Dataset content
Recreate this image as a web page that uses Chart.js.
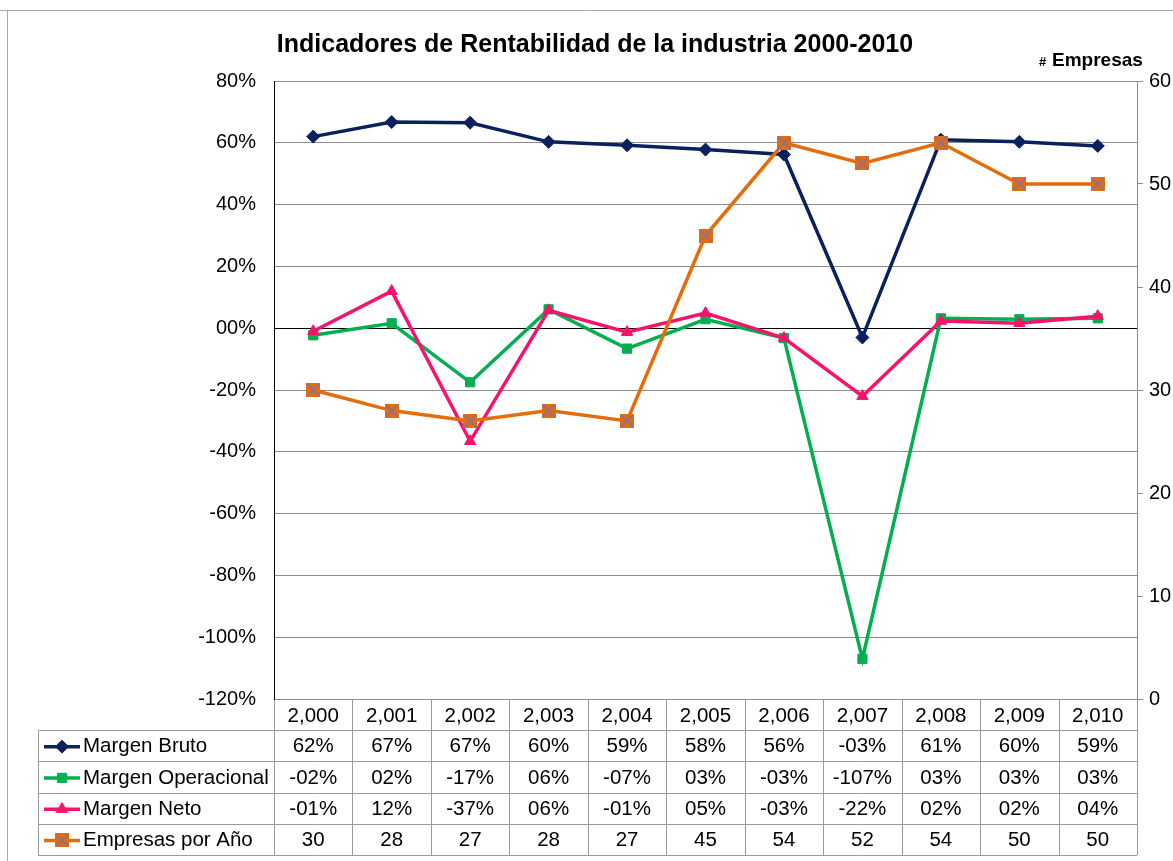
<!DOCTYPE html>
<html>
<head>
<meta charset="utf-8">
<script src="https://cdn.jsdelivr.net/npm/chart.js@4.4.1/dist/chart.umd.min.js"></script>
<style>
  html, body { margin: 0; padding: 0; background: #fff; }
  #wrap { width: 1173px; height: 861px; position: relative; }
</style>
</head>
<body>
<div id="wrap"><canvas id="rentChart"></canvas></div>
<script>
const years = [2000, 2001, 2002, 2003, 2004, 2005, 2006, 2007, 2008, 2009, 2010];
const margenBruto = [62, 66.7, 66.5, 60.3, 59.2, 57.8, 56.2, -3, 61, 60.3, 59];
const margenOperacional = [-2.3, 1.6, -17.5, 6.1, -6.6, 2.9, -3.2, -107, 3.2, 2.9, 3.2];
const margenNeto = [-1, 12, -36.6, 5.8, -1.3, 4.9, -3.2, -22, 2.3, 1.6, 3.9];
const empresas = [30, 28, 27, 28, 27, 45, 54, 52, 54, 50, 50];

const FONT = "'Liberation Sans', Arial, sans-serif";
const colors = {
  bruto: '#0b215e',
  operacional: '#00b050',
  neto: '#f7136d',
  empresas: '#e46c0a',
  cross: '#7b72b0',
  grid: '#8c8c8c',
  table: '#9a9a9a'
};

// "-02%" style used by the source spreadsheet
function pct(v) {
  const r = Math.round(v);
  const s = String(Math.abs(r)).padStart(2, '0');
  return (r < 0 ? '-' : '') + s + '%';
}

// orange square with an X, like the Excel marker
function crossSquare(size) {
  const c = document.createElement('canvas');
  c.width = size; c.height = size;
  const g = c.getContext('2d');
  g.fillStyle = colors.empresas;
  g.fillRect(0, 0, size, size);
  g.strokeStyle = colors.cross;
  g.lineWidth = 1.5;
  g.beginPath();
  g.moveTo(1, 1); g.lineTo(size - 1, size - 1);
  g.moveTo(size - 1, 1); g.lineTo(1, size - 1);
  g.stroke();
  return c;
}
const empMarker = crossSquare(14);

const series = [
  { label: 'Margen Bruto', data: margenBruto, color: colors.bruto, style: 'rectRot', axis: 'y', fmt: pct },
  { label: 'Margen Operacional', data: margenOperacional, color: colors.operacional, style: 'rect', axis: 'y', fmt: pct },
  { label: 'Margen Neto', data: margenNeto, color: colors.neto, style: 'triangle', axis: 'y', fmt: pct },
  { label: 'Empresas por Año', data: empresas, color: colors.empresas, style: empMarker, axis: 'y1', fmt: v => String(v) }
];

const tablePlugin = {
  id: 'dataTable',
  afterDraw(chart) {
    const ctx = chart.ctx;
    const area = chart.chartArea;
    const xs = chart.scales.x;
    const colW = (area.right - area.left) / years.length;
    const headTop = area.bottom + 1;
    const headH = 30;
    const rowH = 31.25;
    const legLeft = 38;
    const bottom = headTop + headH + rowH * series.length;

    ctx.save();
    // outer frame of the chart object
    ctx.strokeStyle = '#a6a6a6';
    ctx.lineWidth = 1;
    ctx.beginPath();
    ctx.moveTo(0, 10.5); ctx.lineTo(1173, 10.5);
    ctx.moveTo(7.5, 10); ctx.lineTo(7.5, 861);
    ctx.stroke();

    // title
    ctx.fillStyle = '#000';
    ctx.font = 'bold 25px ' + FONT;
    ctx.textAlign = 'center';
    ctx.textBaseline = 'alphabetic';
    ctx.fillText('Indicadores de Rentabilidad de la industria 2000-2010', 595, 52);
    ctx.textAlign = 'left';
    ctx.font = 'bold 13px ' + FONT;
    ctx.fillText('#', 1039, 66);
    ctx.font = 'bold 19px ' + FONT;
    ctx.fillText('Empresas', 1052, 66);

    // grid of the table
    ctx.strokeStyle = colors.table;
    ctx.beginPath();
    for (let i = 0; i <= years.length; i++) {
      const x = Math.round(area.left + i * colW) + 0.5;
      ctx.moveTo(x, headTop); ctx.lineTo(x, bottom);
    }
    ctx.moveTo(legLeft + 0.5, headTop + headH); ctx.lineTo(legLeft + 0.5, bottom);
    for (let r = 0; r <= series.length; r++) {
      const y = Math.round(headTop + headH + r * rowH) + 0.5;
      ctx.moveTo(legLeft, y); ctx.lineTo(area.right, y);
    }
    ctx.stroke();

    // header
    ctx.fillStyle = '#000';
    ctx.font = '20.5px ' + FONT;
    ctx.textAlign = 'center';
    ctx.textBaseline = 'middle';
    years.forEach((yr, i) => {
      ctx.fillText(yr.toLocaleString('en-US'), xs.getPixelForValue(i), headTop + headH / 2 + 1);
    });

    // rows
    series.forEach((s, r) => {
      const cy = headTop + headH + r * rowH + rowH / 2 + 1;
      ctx.strokeStyle = s.color;
      ctx.lineWidth = 3.5;
      ctx.beginPath();
      ctx.moveTo(44, cy); ctx.lineTo(80, cy);
      ctx.stroke();
      if (s.style instanceof HTMLCanvasElement) {
        ctx.drawImage(s.style, 62 - 7, cy - 7);
      } else {
        ctx.fillStyle = s.color;
        ctx.lineWidth = 1;
        Chart.helpers.drawPoint(ctx, { pointStyle: s.style, radius: 6.5, rotation: 0, borderWidth: 1 }, 62, cy);
      }
      ctx.fillStyle = '#000';
      ctx.textAlign = 'left';
      ctx.fillText(s.label, 83, cy);
      ctx.textAlign = 'center';
      s.data.forEach((v, i) => {
        ctx.fillText(s.fmt(v), xs.getPixelForValue(i), cy);
      });
    });
    ctx.restore();
  }
};

new Chart(document.getElementById('rentChart'), {
  type: 'line',
  data: {
    labels: years.map(y => y.toLocaleString('en-US')),
    datasets: series.map((s, i) => ({
      label: s.label,
      data: s.data,
      yAxisID: s.axis,
      order: series.length - i,
      borderColor: s.color,
      backgroundColor: s.color,
      borderWidth: 3.5,
      pointStyle: s.style,
      pointRadius: 6.5,
      pointHoverRadius: 6.5,
      pointBorderWidth: 1,
      tension: 0
    }))
  },
  options: {
    responsive: true,
    maintainAspectRatio: false,
    animation: false,
    layout: { padding: { top: 81, bottom: 162, left: 0, right: 0 } },
    plugins: {
      legend: { display: false },
      title: { display: false },
      tooltip: { enabled: false }
    },
    scales: {
      x: {
        display: false,
        offset: true
      },
      y: {
        position: 'left',
        min: -120,
        max: 80,
        afterFit: scale => { scale.width = 274; },
        ticks: {
          stepSize: 20,
          padding: 18,
          color: '#000',
          font: { family: FONT, size: 20 },
          callback: v => pct(v)
        },
        grid: {
          drawTicks: false,
          color: ctx => ctx.tick && ctx.tick.value === 0 ? '#000' : colors.grid,
          lineWidth: 1
        },
        border: { color: '#000' }
      },
      y1: {
        position: 'right',
        min: 0,
        max: 60,
        afterFit: scale => { scale.width = 36; },
        ticks: {
          stepSize: 10,
          padding: 6,
          color: '#000',
          font: { family: FONT, size: 20 }
        },
        grid: {
          drawOnChartArea: false,
          drawTicks: true,
          tickLength: 6,
          color: colors.grid
        },
        border: { color: colors.grid }
      }
    }
  },
  plugins: [tablePlugin]
});
</script>
</body>
</html>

Given task
Copy the data character for character, but drop all pictures from the copy.

Answer
Recreate this image as a web page that uses Chart.js.
<!DOCTYPE html>
<html>
<head>
<meta charset="utf-8">
<script src="https://cdn.jsdelivr.net/npm/chart.js@4.4.1/dist/chart.umd.min.js"></script>
<style>
  html, body { margin: 0; padding: 0; background: #fff; }
  #wrap { width: 1173px; height: 861px; position: relative; }
</style>
</head>
<body>
<div id="wrap"><canvas id="rentChart"></canvas></div>
<script>
const years = [2000, 2001, 2002, 2003, 2004, 2005, 2006, 2007, 2008, 2009, 2010];
const margenBruto = [62, 66.7, 66.5, 60.3, 59.2, 57.8, 56.2, -3, 61, 60.3, 59];
const margenOperacional = [-2.3, 1.6, -17.5, 6.1, -6.6, 2.9, -3.2, -107, 3.2, 2.9, 3.2];
const margenNeto = [-1, 12, -36.6, 5.8, -1.3, 4.9, -3.2, -22, 2.3, 1.6, 3.9];
const empresas = [30, 28, 27, 28, 27, 45, 54, 52, 54, 50, 50];

const FONT = "'Liberation Sans', Arial, sans-serif";
const colors = {
  bruto: '#0b215e',
  operacional: '#00b050',
  neto: '#f7136d',
  empresas: '#e46c0a',
  cross: '#7b72b0',
  grid: '#8c8c8c',
  table: '#9a9a9a'
};

// "-02%" style used by the source spreadsheet
function pct(v) {
  const r = Math.round(v);
  const s = String(Math.abs(r)).padStart(2, '0');
  return (r < 0 ? '-' : '') + s + '%';
}

// orange square with an X, like the Excel marker
function crossSquare(size) {
  const c = document.createElement('canvas');
  c.width = size; c.height = size;
  const g = c.getContext('2d');
  g.fillStyle = colors.empresas;
  g.fillRect(0, 0, size, size);
  g.strokeStyle = colors.cross;
  g.lineWidth = 1.5;
  g.beginPath();
  g.moveTo(1, 1); g.lineTo(size - 1, size - 1);
  g.moveTo(size - 1, 1); g.lineTo(1, size - 1);
  g.stroke();
  return c;
}
const empMarker = crossSquare(14);

const series = [
  { label: 'Margen Bruto', data: margenBruto, color: colors.bruto, style: 'rectRot', axis: 'y', fmt: pct },
  { label: 'Margen Operacional', data: margenOperacional, color: colors.operacional, style: 'rect', axis: 'y', fmt: pct },
  { label: 'Margen Neto', data: margenNeto, color: colors.neto, style: 'triangle', axis: 'y', fmt: pct },
  { label: 'Empresas por Año', data: empresas, color: colors.empresas, style: empMarker, axis: 'y1', fmt: v => String(v) }
];

const tablePlugin = {
  id: 'dataTable',
  afterDraw(chart) {
    const ctx = chart.ctx;
    const area = chart.chartArea;
    const xs = chart.scales.x;
    const colW = (area.right - area.left) / years.length;
    const headTop = area.bottom + 1;
    const headH = 30;
    const rowH = 31.25;
    const legLeft = 38;
    const bottom = headTop + headH + rowH * series.length;

    ctx.save();
    // outer frame of the chart object
    ctx.strokeStyle = '#a6a6a6';
    ctx.lineWidth = 1;
    ctx.beginPath();
    ctx.moveTo(0, 10.5); ctx.lineTo(1173, 10.5);
    ctx.moveTo(7.5, 10); ctx.lineTo(7.5, 861);
    ctx.stroke();

    // title
    ctx.fillStyle = '#000';
    ctx.font = 'bold 25px ' + FONT;
    ctx.textAlign = 'center';
    ctx.textBaseline = 'alphabetic';
    ctx.fillText('Indicadores de Rentabilidad de la industria 2000-2010', 595, 52);
    ctx.textAlign = 'left';
    ctx.font = 'bold 13px ' + FONT;
    ctx.fillText('#', 1039, 66);
    ctx.font = 'bold 19px ' + FONT;
    ctx.fillText('Empresas', 1052, 66);

    // grid of the table
    ctx.strokeStyle = colors.table;
    ctx.beginPath();
    for (let i = 0; i <= years.length; i++) {
      const x = Math.round(area.left + i * colW) + 0.5;
      ctx.moveTo(x, headTop); ctx.lineTo(x, bottom);
    }
    ctx.moveTo(legLeft + 0.5, headTop + headH); ctx.lineTo(legLeft + 0.5, bottom);
    for (let r = 0; r <= series.length; r++) {
      const y = Math.round(headTop + headH + r * rowH) + 0.5;
      ctx.moveTo(legLeft, y); ctx.lineTo(area.right, y);
    }
    ctx.stroke();

    // header
    ctx.fillStyle = '#000';
    ctx.font = '20.5px ' + FONT;
    ctx.textAlign = 'center';
    ctx.textBaseline = 'middle';
    years.forEach((yr, i) => {
      ctx.fillText(yr.toLocaleString('en-US'), xs.getPixelForValue(i), headTop + headH / 2 + 1);
    });

    // rows
    series.forEach((s, r) => {
      const cy = headTop + headH + r * rowH + rowH / 2 + 1;
      ctx.strokeStyle = s.color;
      ctx.lineWidth = 3.5;
      ctx.beginPath();
      ctx.moveTo(44, cy); ctx.lineTo(80, cy);
      ctx.stroke();
      if (s.style instanceof HTMLCanvasElement) {
        ctx.drawImage(s.style, 62 - 7, cy - 7);
      } else {
        ctx.fillStyle = s.color;
        ctx.lineWidth = 1;
        Chart.helpers.drawPoint(ctx, { pointStyle: s.style, radius: 6.5, rotation: 0, borderWidth: 1 }, 62, cy);
      }
      ctx.fillStyle = '#000';
      ctx.textAlign = 'left';
      ctx.fillText(s.label, 83, cy);
      ctx.textAlign = 'center';
      s.data.forEach((v, i) => {
        ctx.fillText(s.fmt(v), xs.getPixelForValue(i), cy);
      });
    });
    ctx.restore();
  }
};

new Chart(document.getElementById('rentChart'), {
  type: 'line',
  data: {
    labels: years.map(y => y.toLocaleString('en-US')),
    datasets: series.map((s, i) => ({
      label: s.label,
      data: s.data,
      yAxisID: s.axis,
      order: series.length - i,
      borderColor: s.color,
      backgroundColor: s.color,
      borderWidth: 3.5,
      pointStyle: s.style,
      pointRadius: 6.5,
      pointHoverRadius: 6.5,
      pointBorderWidth: 1,
      tension: 0
    }))
  },
  options: {
    responsive: true,
    maintainAspectRatio: false,
    animation: false,
    layout: { padding: { top: 81, bottom: 162, left: 0, right: 0 } },
    plugins: {
      legend: { display: false },
      title: { display: false },
      tooltip: { enabled: false }
    },
    scales: {
      x: {
        display: false,
        offset: true
      },
      y: {
        position: 'left',
        min: -120,
        max: 80,
        afterFit: scale => { scale.width = 274; },
        ticks: {
          stepSize: 20,
          padding: 18,
          color: '#000',
          font: { family: FONT, size: 20 },
          callback: v => pct(v)
        },
        grid: {
          drawTicks: false,
          color: ctx => ctx.tick && ctx.tick.value === 0 ? '#000' : colors.grid,
          lineWidth: 1
        },
        border: { color: '#000' }
      },
      y1: {
        position: 'right',
        min: 0,
        max: 60,
        afterFit: scale => { scale.width = 36; },
        ticks: {
          stepSize: 10,
          padding: 6,
          color: '#000',
          font: { family: FONT, size: 20 }
        },
        grid: {
          drawOnChartArea: false,
          drawTicks: true,
          tickLength: 6,
          color: colors.grid
        },
        border: { color: colors.grid }
      }
    }
  },
  plugins: [tablePlugin]
});
</script>
</body>
</html>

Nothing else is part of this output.